Essentially, in employing this strategy, we would be using a backwards-looking concept in order to drive decisions revolving around future performance. It can certainly work—and it must work on some level to have become such a common strategy—but from a statistical perspective, streaks in the aggregate hold next to no predictive value. What happens last week is unlikely to influence performance this week. But the question of relevance comes into play, as what happens in the aggregate does not apply to every single individual. While the broad concept holds true in that streaks are not predictive, there are certainly individuals for whom this might not apply.

The Strategy Itself

Not all churn and burns are created equally; some owners might rotate all roster spots save for the Utleys, Pujolses, and Wellemeyers Halladays of the world. Others might choose to reserve just one offensive and one pitching spot for streak-driven decisions. Even though, overall, streaks boast little predictive value, the strategy itself is still valid for the same reason that people continue to invest in penny stocks: even though the percentages are not in their favor, capitalizing on a few that turn out well more than makes up for the other failures. Imagine if you entered last season with Casey Kotchman as your starting first baseman and picked up Garrett Jones after he hit .296/.345/.667 in his first seven games. In that scenario, your replacement would have hit .293/.374/.557 for 75 games and 329 plate appearances after that point, vastly superior to he who was rostered heading into the swap.

Same with Joe Blanton, who might not have been drafted, but who posted a 3.16 ERA, 1.21 WHIP and 7.5 K/9 from May 26 to the end of the season. Players like that would have supremely benefited those who took the chance. While the strategy might be very risky given the lack of predictive value in the aggregate, much of that risk is mitigated if the strategy is employed somewhat conservatively—as in, don’t drop Chase Utley after a poor week—by the fact that some really will pay off, and those that don’t can be dropped for someone else almost instantly.

So how do we actually test the strategy given that so much is open to interpretation? Well, an idea I had that I wanted to throw out is literally to apply the test in a fantasy setting. As in, two faux-leagues are set up with identical rosters, and in one of them the only moves allowed deal with DL stints, while in the other owners can run rampant with churning and burning, with a few restrictions. What I have in mind would work like this:

1) Two leagues are set up with, say, eight teams each

2) An autodraft is done in League #1

3) Those same rosters are imported into League #2

4) We define parameters for League #2 as far as who cannot be dropped. This could be as simple as anyone in the top four at catcher, second base, shortstop and center field; within the top six at first base, left field, right field and third base; within the top 12 starting pitchers and top six relievers. Numbers can change depending how the consensus feels but that would be the gist; you can drop Stephen Drew, but not Hanley Ramirez.

5) We define parameters for what constitutes a hot/cold streak. Maybe something like an OPS below .700 is a cold streak and above .900 is a hot streak.

6) In League #1, the only moves can occur if someone gets hurt, or we could just say no moves, period, and if someone is DL’d we can control for that after the fact.
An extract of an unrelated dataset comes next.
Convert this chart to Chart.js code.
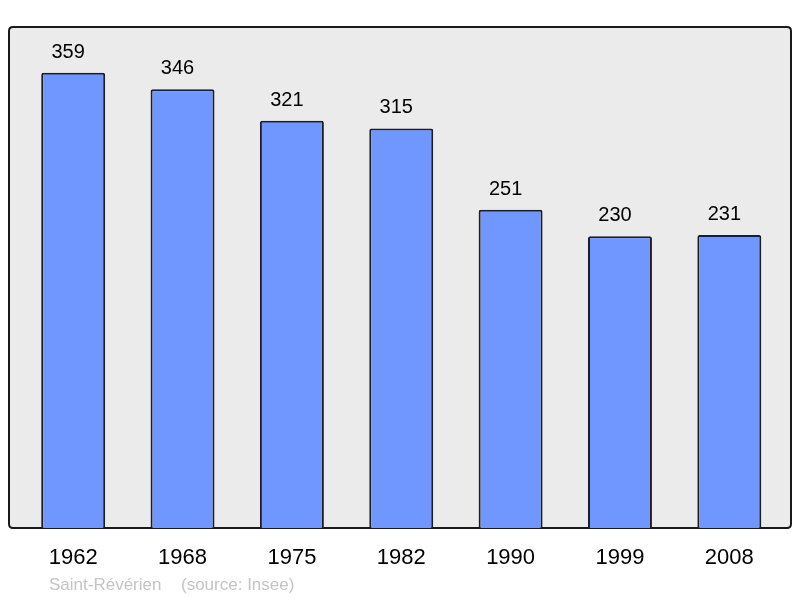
<!DOCTYPE html>
<html>
<head>
<meta charset="utf-8">
<script src="https://cdn.jsdelivr.net/npm/chart.js@4/dist/chart.umd.min.js"></script>
<style>
html,body{margin:0;padding:0;background:#fff;}
#wrap{position:relative;width:800px;height:598px;}
</style>
</head>
<body>
<div id="wrap"><canvas id="c" width="800" height="598"></canvas></div>
<script>
const years = ["1962","1968","1975","1982","1990","1999","2008"];
const population = [359,346,321,315,251,230,231];
const footerPlace = "Saint-Révérien";
const footerSource = "(source: Insee)";
const FONT = "'Liberation Sans', Arial, sans-serif";

const panelPlugin = {
  id: 'panel',
  beforeDatasetsDraw(chart) {
    const {ctx, chartArea: a} = chart;
    const x0 = a.left - 9.5, x1 = a.right + 7, y0 = a.top, y1 = a.bottom, r = 4;
    ctx.save();
    ctx.beginPath();
    ctx.moveTo(x0 + r, y0);
    ctx.lineTo(x1 - r, y0); ctx.quadraticCurveTo(x1, y0, x1, y0 + r);
    ctx.lineTo(x1, y1 - r); ctx.quadraticCurveTo(x1, y1, x1 - r, y1);
    ctx.lineTo(x0 + r, y1); ctx.quadraticCurveTo(x0, y1, x0, y1 - r);
    ctx.lineTo(x0, y0 + r); ctx.quadraticCurveTo(x0, y0, x0 + r, y0);
    ctx.closePath();
    ctx.fillStyle = '#ebebeb';
    ctx.fill();
    ctx.lineWidth = 2;
    ctx.strokeStyle = '#1a1a1a';
    ctx.stroke();
    ctx.restore();
  },
  afterDatasetsDraw(chart) {
    const {ctx} = chart;
    const meta = chart.getDatasetMeta(0);
    ctx.save();
    ctx.font = "20px " + FONT;
    ctx.fillStyle = '#000';
    ctx.textAlign = 'center';
    ctx.textBaseline = 'middle';
    meta.data.forEach((bar, i) => {
      ctx.fillText(String(chart.data.datasets[0].data[i]), bar.x - 5, bar.y - 20.5);
    });
    ctx.restore();
  },
  afterDraw(chart) {
    const {ctx} = chart;
    ctx.save();
    ctx.font = "17px " + FONT;
    ctx.fillStyle = '#c4c4c4';
    ctx.textAlign = 'left';
    ctx.textBaseline = 'alphabetic';
    ctx.fillText(footerPlace, 49, 590);
    ctx.fillText(footerSource, 181, 590);
    ctx.restore();
  }
};

new Chart(document.getElementById('c'), {
  type: 'bar',
  data: {
    labels: years,
    datasets: [{
      data: population,
      backgroundColor: '#7097ff',
      borderColor: '#1e1e1e',
      borderWidth: 2,
      borderSkipped: 'bottom',
      borderRadius: {topLeft: 2, topRight: 2, bottomLeft: 0, bottomRight: 0},
      barPercentage: 0.585,
      categoryPercentage: 1.0
    }]
  },
  options: {
    responsive: false,
    animation: false,
    devicePixelRatio: 1,
    layout: {padding: {left: 18.5, right: 16, top: 27, bottom: 0}},
    plugins: {legend: {display: false}, tooltip: {enabled: false}},
    scales: {
      x: {
        grid: {display: false},
        border: {display: false},
        ticks: {color: '#000', font: {family: FONT, size: 22}, padding: 9, maxRotation: 0},
        afterFit(scale) { scale.height = 70; }
      },
      y: {
        display: false,
        min: 0,
        max: 395
      }
    }
  },
  plugins: [panelPlugin]
});
</script>
</body>
</html>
7) In League #2, add/drops based on streaks can be randomized or determined by the draft order, to ensure that no one team can load up on the “hotter” streakier hitters.

Let me throw it out to the audience—is this something anyone would be interested in seeing or doing? In the end, what we could begin to determine is whether or not better production could be had by sticking to a drafted player, who was obviously solid to begin with, or exploiting streaks. Begin is the key word, as one test-flight isn’t going to answer any questions, but if it can open the discussion and shed some light on the results I’ll be satisfied. Additionally, to those who have employed this sort of strategy, what are your experiences? When has it worked or failed? Would you recommend it?